— Work instructions —
Scan the data below for the string "image". Copy every line where it appears.

** Begin Data excerpt **

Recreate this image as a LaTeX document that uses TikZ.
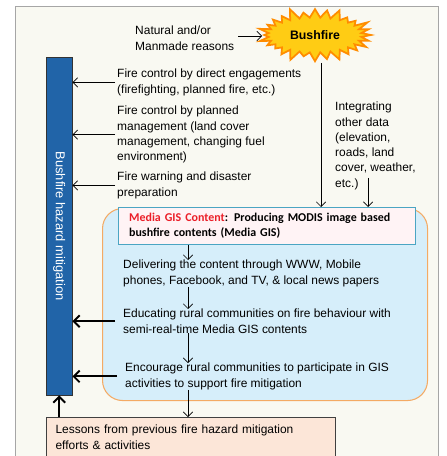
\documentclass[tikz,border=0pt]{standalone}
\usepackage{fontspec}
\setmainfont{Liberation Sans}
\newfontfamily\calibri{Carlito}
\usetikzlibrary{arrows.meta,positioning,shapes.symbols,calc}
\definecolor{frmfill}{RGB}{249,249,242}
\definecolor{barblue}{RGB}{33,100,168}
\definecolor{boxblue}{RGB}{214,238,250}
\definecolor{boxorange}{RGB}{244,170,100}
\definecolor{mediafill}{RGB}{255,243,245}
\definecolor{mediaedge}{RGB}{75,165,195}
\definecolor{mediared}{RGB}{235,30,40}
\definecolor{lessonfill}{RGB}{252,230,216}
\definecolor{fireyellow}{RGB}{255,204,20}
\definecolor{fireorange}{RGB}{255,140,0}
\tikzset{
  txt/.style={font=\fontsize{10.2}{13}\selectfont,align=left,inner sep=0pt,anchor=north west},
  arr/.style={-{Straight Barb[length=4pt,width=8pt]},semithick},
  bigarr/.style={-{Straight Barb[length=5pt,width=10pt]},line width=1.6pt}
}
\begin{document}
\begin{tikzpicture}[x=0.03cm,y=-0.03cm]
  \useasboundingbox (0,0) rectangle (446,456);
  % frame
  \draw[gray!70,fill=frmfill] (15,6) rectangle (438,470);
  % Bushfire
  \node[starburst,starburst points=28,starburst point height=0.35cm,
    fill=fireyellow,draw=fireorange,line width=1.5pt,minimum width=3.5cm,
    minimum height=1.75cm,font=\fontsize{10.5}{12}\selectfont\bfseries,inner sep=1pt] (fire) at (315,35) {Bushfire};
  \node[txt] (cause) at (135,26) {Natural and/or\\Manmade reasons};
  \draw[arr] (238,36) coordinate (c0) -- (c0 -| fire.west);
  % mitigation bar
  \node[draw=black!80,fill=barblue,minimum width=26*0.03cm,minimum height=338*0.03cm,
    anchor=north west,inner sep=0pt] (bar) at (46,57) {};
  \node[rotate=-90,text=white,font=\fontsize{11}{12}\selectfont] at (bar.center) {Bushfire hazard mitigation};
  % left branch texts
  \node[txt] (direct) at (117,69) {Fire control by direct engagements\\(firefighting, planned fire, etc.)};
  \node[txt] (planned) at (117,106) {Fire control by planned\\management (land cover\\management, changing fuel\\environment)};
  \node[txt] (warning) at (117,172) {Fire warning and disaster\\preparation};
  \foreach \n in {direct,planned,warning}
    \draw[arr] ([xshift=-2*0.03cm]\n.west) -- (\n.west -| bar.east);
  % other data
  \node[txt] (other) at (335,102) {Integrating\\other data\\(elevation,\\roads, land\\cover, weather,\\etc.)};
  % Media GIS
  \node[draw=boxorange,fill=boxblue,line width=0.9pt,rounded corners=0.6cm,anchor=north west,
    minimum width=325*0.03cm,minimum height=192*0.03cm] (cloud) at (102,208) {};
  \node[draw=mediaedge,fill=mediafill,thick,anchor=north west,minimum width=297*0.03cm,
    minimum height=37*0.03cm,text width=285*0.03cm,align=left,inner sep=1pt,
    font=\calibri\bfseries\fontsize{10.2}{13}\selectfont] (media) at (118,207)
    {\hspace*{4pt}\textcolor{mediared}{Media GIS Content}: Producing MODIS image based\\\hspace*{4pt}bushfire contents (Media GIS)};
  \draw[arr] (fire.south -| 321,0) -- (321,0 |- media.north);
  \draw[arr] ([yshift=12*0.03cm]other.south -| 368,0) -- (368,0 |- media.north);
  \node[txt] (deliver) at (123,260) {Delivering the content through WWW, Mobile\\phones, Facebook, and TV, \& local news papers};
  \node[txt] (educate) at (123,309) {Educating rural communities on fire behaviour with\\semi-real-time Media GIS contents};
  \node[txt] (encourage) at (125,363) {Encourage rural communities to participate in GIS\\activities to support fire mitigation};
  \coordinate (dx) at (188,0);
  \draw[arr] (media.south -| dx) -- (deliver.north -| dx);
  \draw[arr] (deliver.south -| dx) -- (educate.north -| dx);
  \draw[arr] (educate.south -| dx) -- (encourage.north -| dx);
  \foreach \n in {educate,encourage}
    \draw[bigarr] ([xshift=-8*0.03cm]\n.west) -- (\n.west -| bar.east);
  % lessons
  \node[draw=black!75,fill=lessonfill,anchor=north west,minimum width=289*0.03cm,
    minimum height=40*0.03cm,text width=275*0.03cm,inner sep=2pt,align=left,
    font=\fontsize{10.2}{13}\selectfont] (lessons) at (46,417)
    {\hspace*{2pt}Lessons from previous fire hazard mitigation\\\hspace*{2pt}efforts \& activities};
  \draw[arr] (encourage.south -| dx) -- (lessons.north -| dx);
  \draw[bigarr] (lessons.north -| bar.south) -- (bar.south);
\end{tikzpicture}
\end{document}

** End Data excerpt **

— Solved exercise —
Recreate this image as a LaTeX document that uses TikZ.
    {\hspace*{4pt}\textcolor{mediared}{Media GIS Content}: Producing MODIS image based\\\hspace*{4pt}bushfire contents (Media GIS)};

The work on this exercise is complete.